WHAT THIS TASK INVOLVES
Produce nothing but an exact copy of the lines from the one containing "Reproduce this chart with Plotly." through the one containing "import plotly.graph_objects as go", and do not carry over pictures.

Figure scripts
--------
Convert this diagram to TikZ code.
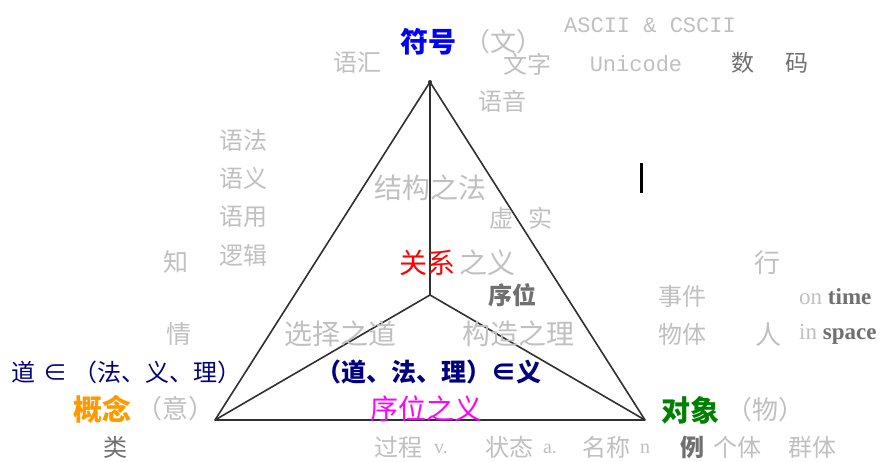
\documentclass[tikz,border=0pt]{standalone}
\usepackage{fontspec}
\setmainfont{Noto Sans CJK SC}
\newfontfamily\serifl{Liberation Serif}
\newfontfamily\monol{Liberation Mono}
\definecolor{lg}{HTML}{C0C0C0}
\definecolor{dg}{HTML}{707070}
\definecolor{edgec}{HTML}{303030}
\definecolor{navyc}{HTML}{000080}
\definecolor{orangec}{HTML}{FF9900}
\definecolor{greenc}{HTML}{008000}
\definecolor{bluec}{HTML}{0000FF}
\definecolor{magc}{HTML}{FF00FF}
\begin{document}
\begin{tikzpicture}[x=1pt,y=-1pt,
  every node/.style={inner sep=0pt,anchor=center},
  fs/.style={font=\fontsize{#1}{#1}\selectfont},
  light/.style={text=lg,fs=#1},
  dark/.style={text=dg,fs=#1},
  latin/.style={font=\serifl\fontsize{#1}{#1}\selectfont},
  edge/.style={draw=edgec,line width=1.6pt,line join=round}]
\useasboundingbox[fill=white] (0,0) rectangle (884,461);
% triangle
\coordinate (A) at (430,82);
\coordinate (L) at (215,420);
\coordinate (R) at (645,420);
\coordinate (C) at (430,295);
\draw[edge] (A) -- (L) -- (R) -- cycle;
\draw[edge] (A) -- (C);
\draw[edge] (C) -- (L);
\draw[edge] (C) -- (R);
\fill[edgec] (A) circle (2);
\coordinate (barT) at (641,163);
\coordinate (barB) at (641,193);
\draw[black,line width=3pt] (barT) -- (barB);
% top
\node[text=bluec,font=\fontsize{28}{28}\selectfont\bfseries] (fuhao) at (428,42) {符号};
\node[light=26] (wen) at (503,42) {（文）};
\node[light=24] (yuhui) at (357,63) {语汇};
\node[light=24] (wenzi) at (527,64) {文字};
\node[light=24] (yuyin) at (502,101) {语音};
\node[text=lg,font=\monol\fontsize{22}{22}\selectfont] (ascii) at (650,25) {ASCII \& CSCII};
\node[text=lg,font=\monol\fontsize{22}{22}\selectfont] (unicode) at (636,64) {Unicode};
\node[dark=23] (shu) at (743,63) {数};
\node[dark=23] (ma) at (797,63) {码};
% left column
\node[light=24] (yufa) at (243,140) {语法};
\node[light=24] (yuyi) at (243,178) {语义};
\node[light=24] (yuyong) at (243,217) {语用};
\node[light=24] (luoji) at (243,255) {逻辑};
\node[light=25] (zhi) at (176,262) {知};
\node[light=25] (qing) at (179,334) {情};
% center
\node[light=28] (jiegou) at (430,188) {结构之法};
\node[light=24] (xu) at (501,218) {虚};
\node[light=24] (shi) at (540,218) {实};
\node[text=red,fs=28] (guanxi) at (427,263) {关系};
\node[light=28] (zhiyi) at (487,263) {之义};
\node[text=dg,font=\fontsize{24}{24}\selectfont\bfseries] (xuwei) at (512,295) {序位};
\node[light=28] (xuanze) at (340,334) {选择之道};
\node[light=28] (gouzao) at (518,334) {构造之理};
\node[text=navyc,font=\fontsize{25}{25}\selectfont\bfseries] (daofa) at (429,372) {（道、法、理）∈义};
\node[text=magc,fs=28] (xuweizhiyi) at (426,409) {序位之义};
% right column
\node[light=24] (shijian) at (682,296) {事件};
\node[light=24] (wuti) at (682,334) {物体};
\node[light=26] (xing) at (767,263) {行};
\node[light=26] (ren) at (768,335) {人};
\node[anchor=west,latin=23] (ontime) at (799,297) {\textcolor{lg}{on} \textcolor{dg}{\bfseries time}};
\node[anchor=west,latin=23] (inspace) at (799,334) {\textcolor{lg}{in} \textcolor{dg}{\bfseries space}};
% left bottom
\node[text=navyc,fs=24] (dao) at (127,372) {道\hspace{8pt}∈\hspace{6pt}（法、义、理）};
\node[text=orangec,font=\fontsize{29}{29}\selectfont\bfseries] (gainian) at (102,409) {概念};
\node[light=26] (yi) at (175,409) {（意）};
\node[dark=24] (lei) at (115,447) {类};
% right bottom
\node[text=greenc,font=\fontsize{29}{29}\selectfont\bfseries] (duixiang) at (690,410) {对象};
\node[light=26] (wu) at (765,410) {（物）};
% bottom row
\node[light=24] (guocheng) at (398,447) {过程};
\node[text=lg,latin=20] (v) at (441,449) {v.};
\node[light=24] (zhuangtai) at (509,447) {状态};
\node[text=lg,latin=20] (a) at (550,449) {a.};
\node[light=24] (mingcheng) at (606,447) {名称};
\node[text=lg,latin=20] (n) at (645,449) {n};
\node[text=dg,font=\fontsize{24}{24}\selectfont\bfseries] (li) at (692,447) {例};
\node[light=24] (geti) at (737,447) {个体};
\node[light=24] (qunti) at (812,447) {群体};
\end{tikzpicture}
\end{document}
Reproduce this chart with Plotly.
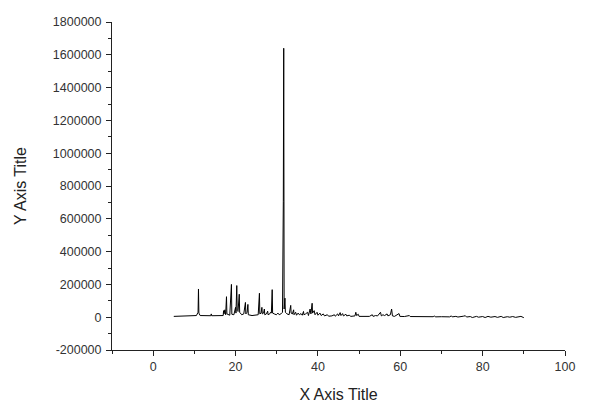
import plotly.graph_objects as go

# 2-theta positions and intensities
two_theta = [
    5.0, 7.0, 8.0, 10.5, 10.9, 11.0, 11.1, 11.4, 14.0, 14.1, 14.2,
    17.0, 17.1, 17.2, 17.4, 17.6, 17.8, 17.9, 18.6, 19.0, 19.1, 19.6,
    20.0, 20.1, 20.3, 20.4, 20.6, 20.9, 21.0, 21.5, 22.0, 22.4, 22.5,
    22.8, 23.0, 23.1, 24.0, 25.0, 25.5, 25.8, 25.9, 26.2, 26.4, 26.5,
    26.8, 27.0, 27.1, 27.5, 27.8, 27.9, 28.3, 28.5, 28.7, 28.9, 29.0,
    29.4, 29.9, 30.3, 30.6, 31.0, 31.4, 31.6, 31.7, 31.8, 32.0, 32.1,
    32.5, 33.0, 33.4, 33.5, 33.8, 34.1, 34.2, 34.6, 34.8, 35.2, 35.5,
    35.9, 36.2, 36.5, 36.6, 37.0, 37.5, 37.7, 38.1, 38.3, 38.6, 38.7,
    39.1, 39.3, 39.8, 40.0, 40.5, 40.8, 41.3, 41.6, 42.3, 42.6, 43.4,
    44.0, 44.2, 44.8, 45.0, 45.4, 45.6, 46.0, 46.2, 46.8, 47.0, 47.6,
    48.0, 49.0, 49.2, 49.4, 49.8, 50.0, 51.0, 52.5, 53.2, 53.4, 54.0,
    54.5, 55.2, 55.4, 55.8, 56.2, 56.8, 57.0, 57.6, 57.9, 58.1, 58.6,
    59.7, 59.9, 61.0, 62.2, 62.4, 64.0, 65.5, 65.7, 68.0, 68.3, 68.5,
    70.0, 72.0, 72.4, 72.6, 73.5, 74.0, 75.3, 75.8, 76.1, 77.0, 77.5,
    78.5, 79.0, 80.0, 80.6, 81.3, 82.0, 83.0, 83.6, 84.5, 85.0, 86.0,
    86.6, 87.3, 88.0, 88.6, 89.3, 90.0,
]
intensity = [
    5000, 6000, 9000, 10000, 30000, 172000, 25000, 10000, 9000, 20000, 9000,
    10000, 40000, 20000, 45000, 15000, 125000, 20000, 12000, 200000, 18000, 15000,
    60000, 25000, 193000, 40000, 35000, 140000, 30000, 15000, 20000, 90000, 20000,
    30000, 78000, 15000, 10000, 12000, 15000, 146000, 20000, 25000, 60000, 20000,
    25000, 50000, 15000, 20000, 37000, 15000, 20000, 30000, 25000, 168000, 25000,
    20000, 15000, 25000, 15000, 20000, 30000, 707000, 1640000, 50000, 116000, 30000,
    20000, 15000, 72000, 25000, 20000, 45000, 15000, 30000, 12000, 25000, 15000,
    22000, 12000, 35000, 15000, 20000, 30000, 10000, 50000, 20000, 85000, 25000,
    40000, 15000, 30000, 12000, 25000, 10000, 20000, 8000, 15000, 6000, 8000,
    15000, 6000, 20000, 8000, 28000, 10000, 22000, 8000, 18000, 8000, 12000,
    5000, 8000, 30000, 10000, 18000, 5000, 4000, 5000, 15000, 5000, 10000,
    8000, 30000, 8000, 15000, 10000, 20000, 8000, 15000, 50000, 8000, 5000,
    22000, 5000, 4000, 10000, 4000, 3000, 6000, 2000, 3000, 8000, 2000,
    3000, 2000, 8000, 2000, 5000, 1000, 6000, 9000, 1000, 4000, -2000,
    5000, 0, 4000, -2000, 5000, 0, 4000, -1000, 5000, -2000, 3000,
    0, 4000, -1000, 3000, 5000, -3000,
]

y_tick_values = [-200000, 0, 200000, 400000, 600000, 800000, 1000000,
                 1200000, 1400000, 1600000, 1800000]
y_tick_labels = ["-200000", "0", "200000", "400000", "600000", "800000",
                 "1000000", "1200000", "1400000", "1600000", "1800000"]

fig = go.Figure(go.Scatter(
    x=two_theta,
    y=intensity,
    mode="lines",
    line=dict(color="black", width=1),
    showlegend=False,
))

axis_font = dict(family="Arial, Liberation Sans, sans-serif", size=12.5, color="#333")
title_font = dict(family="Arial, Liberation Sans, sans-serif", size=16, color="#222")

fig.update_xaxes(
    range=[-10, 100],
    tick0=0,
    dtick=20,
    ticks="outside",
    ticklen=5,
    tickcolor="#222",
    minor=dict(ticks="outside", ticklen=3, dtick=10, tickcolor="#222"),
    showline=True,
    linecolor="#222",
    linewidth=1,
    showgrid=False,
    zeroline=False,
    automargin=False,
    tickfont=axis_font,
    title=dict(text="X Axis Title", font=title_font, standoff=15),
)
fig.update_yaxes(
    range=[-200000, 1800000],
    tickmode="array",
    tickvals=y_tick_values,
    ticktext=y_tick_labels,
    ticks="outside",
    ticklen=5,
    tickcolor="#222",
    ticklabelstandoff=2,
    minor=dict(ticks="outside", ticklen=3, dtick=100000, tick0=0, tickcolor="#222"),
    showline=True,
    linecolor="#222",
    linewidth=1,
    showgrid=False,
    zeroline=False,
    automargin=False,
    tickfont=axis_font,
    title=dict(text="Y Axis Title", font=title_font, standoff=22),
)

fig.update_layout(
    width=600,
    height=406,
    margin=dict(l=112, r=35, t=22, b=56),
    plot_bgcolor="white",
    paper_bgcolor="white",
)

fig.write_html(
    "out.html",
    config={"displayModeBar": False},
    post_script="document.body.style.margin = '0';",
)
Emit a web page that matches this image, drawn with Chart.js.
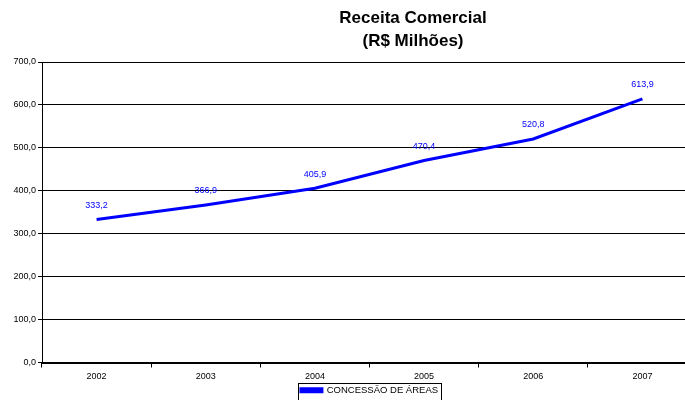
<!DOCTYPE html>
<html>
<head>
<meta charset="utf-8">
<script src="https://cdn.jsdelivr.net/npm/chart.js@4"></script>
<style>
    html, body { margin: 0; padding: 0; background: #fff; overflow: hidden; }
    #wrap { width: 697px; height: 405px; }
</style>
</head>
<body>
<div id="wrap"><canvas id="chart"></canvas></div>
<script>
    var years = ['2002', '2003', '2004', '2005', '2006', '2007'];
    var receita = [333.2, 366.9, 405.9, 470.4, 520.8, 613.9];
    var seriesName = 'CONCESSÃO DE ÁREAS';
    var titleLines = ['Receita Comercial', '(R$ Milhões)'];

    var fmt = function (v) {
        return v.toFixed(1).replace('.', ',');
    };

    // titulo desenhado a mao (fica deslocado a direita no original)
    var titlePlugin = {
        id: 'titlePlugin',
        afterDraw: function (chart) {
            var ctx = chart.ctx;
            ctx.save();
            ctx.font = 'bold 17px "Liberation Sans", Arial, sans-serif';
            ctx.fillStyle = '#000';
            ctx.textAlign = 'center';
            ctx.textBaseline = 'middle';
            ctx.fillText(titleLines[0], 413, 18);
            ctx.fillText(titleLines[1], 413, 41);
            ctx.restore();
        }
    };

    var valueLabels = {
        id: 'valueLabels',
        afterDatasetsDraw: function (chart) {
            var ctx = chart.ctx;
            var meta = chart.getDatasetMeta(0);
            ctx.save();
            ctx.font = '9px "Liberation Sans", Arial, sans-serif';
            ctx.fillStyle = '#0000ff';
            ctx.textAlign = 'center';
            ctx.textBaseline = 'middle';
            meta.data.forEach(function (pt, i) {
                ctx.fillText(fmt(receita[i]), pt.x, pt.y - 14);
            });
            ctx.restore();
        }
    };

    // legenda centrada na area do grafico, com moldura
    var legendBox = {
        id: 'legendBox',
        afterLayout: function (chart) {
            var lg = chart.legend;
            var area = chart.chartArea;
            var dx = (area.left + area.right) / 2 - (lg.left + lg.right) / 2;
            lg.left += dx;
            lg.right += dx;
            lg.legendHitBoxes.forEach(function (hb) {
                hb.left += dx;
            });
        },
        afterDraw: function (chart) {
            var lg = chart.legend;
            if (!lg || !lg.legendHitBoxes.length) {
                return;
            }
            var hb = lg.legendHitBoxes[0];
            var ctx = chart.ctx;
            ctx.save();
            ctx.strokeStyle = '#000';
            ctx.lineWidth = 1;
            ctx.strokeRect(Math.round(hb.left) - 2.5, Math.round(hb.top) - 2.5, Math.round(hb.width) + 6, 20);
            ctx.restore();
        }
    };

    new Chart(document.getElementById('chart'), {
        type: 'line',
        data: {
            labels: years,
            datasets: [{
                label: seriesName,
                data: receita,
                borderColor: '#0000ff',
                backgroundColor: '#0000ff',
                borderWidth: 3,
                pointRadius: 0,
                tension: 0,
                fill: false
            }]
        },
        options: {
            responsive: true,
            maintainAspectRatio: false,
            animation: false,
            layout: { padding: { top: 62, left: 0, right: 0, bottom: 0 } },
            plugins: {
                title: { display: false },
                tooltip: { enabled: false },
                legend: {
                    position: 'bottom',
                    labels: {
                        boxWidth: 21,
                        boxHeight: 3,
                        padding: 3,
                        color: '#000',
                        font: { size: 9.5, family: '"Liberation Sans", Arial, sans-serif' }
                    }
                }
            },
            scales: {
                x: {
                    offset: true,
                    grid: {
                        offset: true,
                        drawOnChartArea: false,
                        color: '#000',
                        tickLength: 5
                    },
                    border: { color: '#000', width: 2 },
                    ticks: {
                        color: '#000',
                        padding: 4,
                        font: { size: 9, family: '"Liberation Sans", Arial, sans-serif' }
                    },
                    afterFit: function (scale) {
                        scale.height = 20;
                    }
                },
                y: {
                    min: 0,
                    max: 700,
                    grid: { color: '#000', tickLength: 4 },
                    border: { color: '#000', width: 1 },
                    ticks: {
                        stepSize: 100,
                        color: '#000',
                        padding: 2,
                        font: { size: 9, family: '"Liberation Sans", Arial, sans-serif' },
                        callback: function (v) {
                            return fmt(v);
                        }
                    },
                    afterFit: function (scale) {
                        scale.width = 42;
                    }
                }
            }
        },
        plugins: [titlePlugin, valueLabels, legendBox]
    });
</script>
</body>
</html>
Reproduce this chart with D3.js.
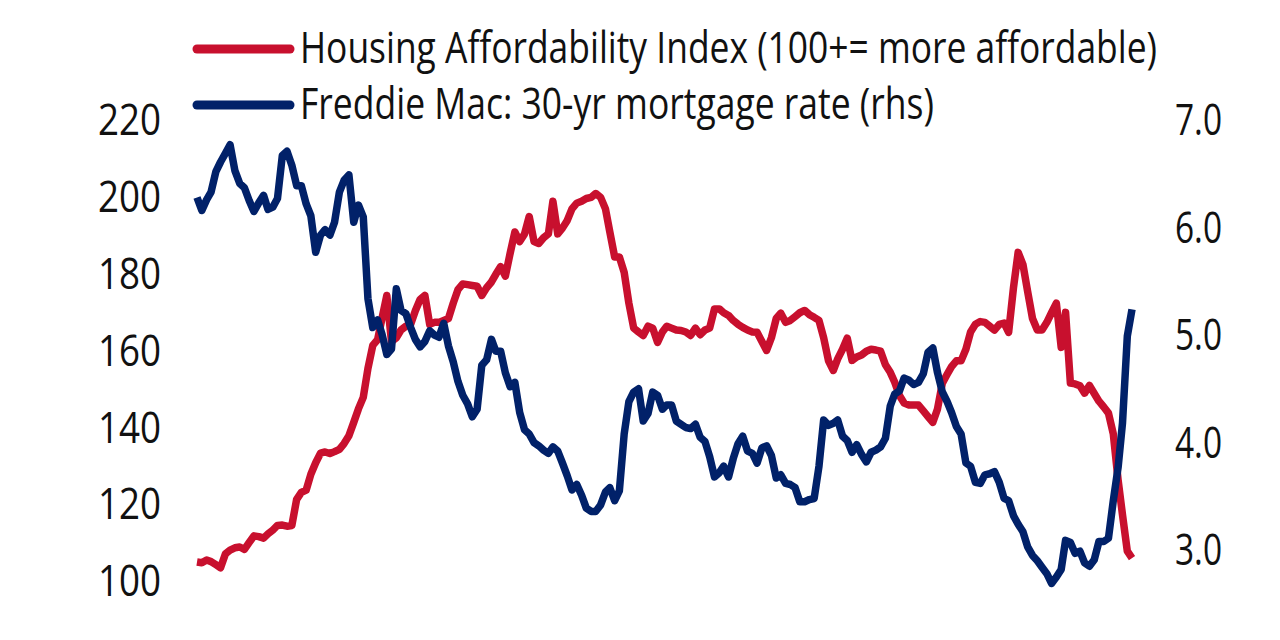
--------
RIGHT ANSWER
Reproduce this chart with Plotly.
import plotly.graph_objects as go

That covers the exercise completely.